Thursday, April 12, 2007

groking REST

when designing a cache-able REST-ful implementation, two things are getting in my way:

- composers

- role-based security



i plan on tackling the composer issue first.



composers

composers are resources (usually xhtml pages) that act as mini-aggregators of the underlying resources. for example, the home page of a blog site probably has the most recent two or three posts in full; a list of the last ten posts (in title/link form), a list of the site's blogroll and maybe other data. this resource is a composed document made up of other resources. how do i make sure that the home page is replayable, reliably ache-able, and easily updated as the underlying data changes?



serer-side composers

there are two basic ways to handle the composing pattern. the first is to complete the composition at the server and then deliver the resulting cache-able document to the client. this works fine, but updating the content of this cached document now gets a bit tricky. to make the cache as up-to-date as possible, any change to the underlying resources (blog posts, lists of posts, blog roll, etc.) needs to invalidate the home page resource cache.



client-side composers

the second method is to complete the composition on the client - usually via ajax-type calls. the advantage here is that the composer itself is fully cache-able and will alway honor the cache status of the all the underlying resources. the downside is that it assumes much more 'smarts' on the client (will this model work on cell phones? other devices?).
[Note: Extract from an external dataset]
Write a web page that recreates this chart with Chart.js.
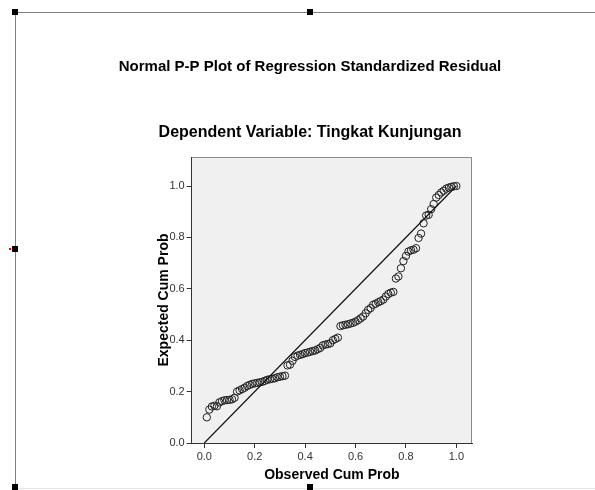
<!DOCTYPE html>
<html>
<head>
<meta charset="utf-8">
<script src="https://cdn.jsdelivr.net/npm/chart.js@4"></script>
<style>
  body { margin: 0; background: #fff; }
  canvas { display: block; }
</style>
</head>
<body>
<canvas id="ppChart" width="595" height="490"></canvas>
<script>
// Observed cumulative probability (x) for each case
const observed = [
  0.01, 0.02, 0.03, 0.04, 0.05, 0.06, 0.07, 0.08, 0.09, 0.10,
  0.11, 0.12, 0.13, 0.14, 0.15, 0.16, 0.17, 0.18, 0.19, 0.20,
  0.21, 0.22, 0.23, 0.24, 0.25, 0.26, 0.27, 0.28, 0.29, 0.30,
  0.31, 0.32, 0.33, 0.34, 0.35, 0.36, 0.37, 0.38, 0.39, 0.40,
  0.41, 0.42, 0.43, 0.44, 0.45, 0.46, 0.47, 0.48, 0.49, 0.50,
  0.51, 0.52, 0.53, 0.54, 0.55, 0.56, 0.57, 0.58, 0.59, 0.60,
  0.61, 0.62, 0.63, 0.64, 0.65, 0.66, 0.67, 0.68, 0.69, 0.70,
  0.71, 0.72, 0.73, 0.74, 0.75, 0.76, 0.77, 0.78, 0.79, 0.80,
  0.81, 0.82, 0.83, 0.84, 0.85, 0.86, 0.87, 0.88, 0.89, 0.90,
  0.91, 0.92, 0.93, 0.94, 0.95, 0.96, 0.97, 0.98, 0.99, 1.00
];
// Expected cumulative probability (y)
const expected = [
  0.100, 0.130, 0.142, 0.145, 0.143, 0.158, 0.163, 0.166, 0.167, 0.168,
  0.170, 0.176, 0.200, 0.205, 0.210, 0.215, 0.222, 0.226, 0.230, 0.232,
  0.234, 0.236, 0.238, 0.242, 0.246, 0.248, 0.250, 0.252, 0.256, 0.258,
  0.260, 0.262, 0.302, 0.305, 0.320, 0.335, 0.340, 0.343, 0.346, 0.350,
  0.352, 0.355, 0.358, 0.360, 0.365, 0.370, 0.380, 0.383, 0.385, 0.388,
  0.400, 0.405, 0.410, 0.455, 0.458, 0.460, 0.462, 0.465, 0.468, 0.472,
  0.478, 0.485, 0.492, 0.505, 0.518, 0.525, 0.538, 0.542, 0.548, 0.552,
  0.558, 0.570, 0.580, 0.585, 0.588, 0.640, 0.648, 0.680, 0.708, 0.728,
  0.745, 0.750, 0.752, 0.758, 0.798, 0.815, 0.855, 0.885, 0.888, 0.910,
  0.930, 0.955, 0.965, 0.975, 0.982, 0.990, 0.994, 0.997, 0.999, 1.000
];
// Diagonal reference line
const refX = [0, 1];
const refY = [0, 1];

const tickColor = "#333";
const fontFamily = "Arial, 'Liberation Sans', sans-serif";
const tickFont = { family: fontFamily, size: 11 };
const axisTitleFont = { family: fontFamily, size: 14, weight: "bold", lineHeight: 1.2 };

const points = observed.map((v, i) => ({ x: v, y: expected[i] }));
const refLine = refX.map((v, i) => ({ x: v, y: refY[i] }));

// grey plot background and frame, plus the outer selection frame
const framePlugin = {
  id: "framePlugin",
  beforeDraw(chart) {
    const ctx = chart.ctx;
    const a = chart.chartArea;
    ctx.save();
    ctx.fillStyle = "#fff";
    ctx.fillRect(0, 0, chart.width, chart.height);
    // selection frame
    ctx.strokeStyle = "#808080";
    ctx.lineWidth = 1;
    ctx.beginPath();
    ctx.moveTo(15, 12.5);
    ctx.lineTo(595, 12.5);
    ctx.moveTo(15.5, 12);
    ctx.lineTo(15.5, 490);
    ctx.stroke();
    ctx.strokeStyle = "#e6e6e6";
    ctx.beginPath();
    ctx.moveTo(15, 488.5);
    ctx.lineTo(595, 488.5);
    ctx.stroke();
    // plot area
    ctx.fillStyle = "#f0f0f0";
    ctx.fillRect(a.left, a.top, a.right - a.left, a.bottom - a.top);
    ctx.strokeStyle = "#8a8a8a";
    ctx.beginPath();
    ctx.moveTo(a.left, a.top + 0.5);
    ctx.lineTo(a.right - 0.5, a.top + 0.5);
    ctx.lineTo(a.right - 0.5, a.bottom);
    ctx.stroke();
    ctx.restore();
  },
  afterDraw(chart) {
    const ctx = chart.ctx;
    ctx.save();
    ctx.fillStyle = "#000";
    [[15, 12], [310, 12], [15, 249], [15, 487], [310, 487]].forEach(([x, y]) => {
      ctx.fillRect(x - 3, y - 3, 6, 6);
    });
    ctx.fillStyle = "#e00";
    ctx.fillRect(9, 248, 2, 2);
    ctx.restore();
  }
};

new Chart(document.getElementById("ppChart"), {
  type: "scatter",
  data: {
    datasets: [
      {
        label: "Reference",
        data: refLine,
        type: "line",
        showLine: true,
        borderColor: "#111",
        borderWidth: 1.2,
        pointRadius: 0,
        fill: false,
      },
      {
        label: "Observed",
        data: points,
        pointRadius: 3.7,
        pointBorderWidth: 1,
        pointBorderColor: "#222",
        pointBackgroundColor: "rgba(0,0,0,0)",
      },
    ],
  },
  options: {
    responsive: false,
    animation: false,
    layout: { padding: { left: 105, right: 80, top: 0, bottom: 0 } },
    plugins: {
      legend: { display: false },
      tooltip: { enabled: false },
      title: {
        display: true,
        text: "Normal P-P Plot of Regression Standardized Residual",
        color: "#000",
        font: { family: fontFamily, size: 15, weight: "bold", lineHeight: 1.2 },
        padding: { top: 58, bottom: 0 },
      },
      subtitle: {
        display: true,
        text: "Dependent Variable: Tingkat Kunjungan",
        color: "#000",
        font: { family: fontFamily, size: 16, weight: "bold", lineHeight: 1.2 },
        padding: { top: 47.4, bottom: 14.4 },
      },
    },
    scales: {
      x: {
        type: "linear",
        min: -0.05,
        max: 1.062,
        afterFit(scale) { scale.height = 47; },
        border: { display: true, color: tickColor, width: 1 },
        grid: { drawOnChartArea: false, drawTicks: true, tickLength: 5, tickColor: tickColor },
        ticks: {
          stepSize: 0.2,
          includeBounds: false,
          color: tickColor,
          font: tickFont,
          padding: 2,
          maxRotation: 0,
          callback: (v) => v.toFixed(1),
        },
        title: {
          display: true,
          text: "Observed Cum Prob",
          color: "#000",
          font: axisTitleFont,
          padding: { top: 0, bottom: 6.6 },
        },
      },
      y: {
        type: "linear",
        min: 0,
        max: 1.113,
        afterFit(scale) { scale.width = 86.7; },
        border: { display: true, color: tickColor, width: 1 },
        grid: { drawOnChartArea: false, drawTicks: true, tickLength: 5, tickColor: tickColor },
        ticks: {
          stepSize: 0.2,
          includeBounds: false,
          color: tickColor,
          font: tickFont,
          padding: 2,
          callback: (v) => v.toFixed(1),
        },
        title: {
          display: true,
          text: "Expected Cum Prob",
          color: "#000",
          font: axisTitleFont,
          padding: { top: 50.6, bottom: 0 },
        },
      },
      // empty right-hand spacer so the titles can be centred over the page
      spacer: {
        type: "linear",
        position: "right",
        display: true,
        afterFit(scale) { scale.width = 43; },
        border: { display: false },
        grid: { display: false },
        ticks: { display: false },
      },
    },
  },
  plugins: [framePlugin],
});
</script>
</body>
</html>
it is certainly possible to create cache dependencies for the home page that will honor changes to the underlying resources. but now this creates a new set of management routines to handle not just the caching, but also the compose dependencies.  another approach is to simply make the composer resources cache for a fixed time (5 minutes, etc.). this simplifies the cache management, but risks clients getting 'stale' home page documents.



my first approach will be to use the client-side composer model. this allows me to focus on keeping the underlying resource implementaion clean and cacheable for now. once i get the hang of that, i can focus on creating a workable server-side composer model that can be cached efficiently, too.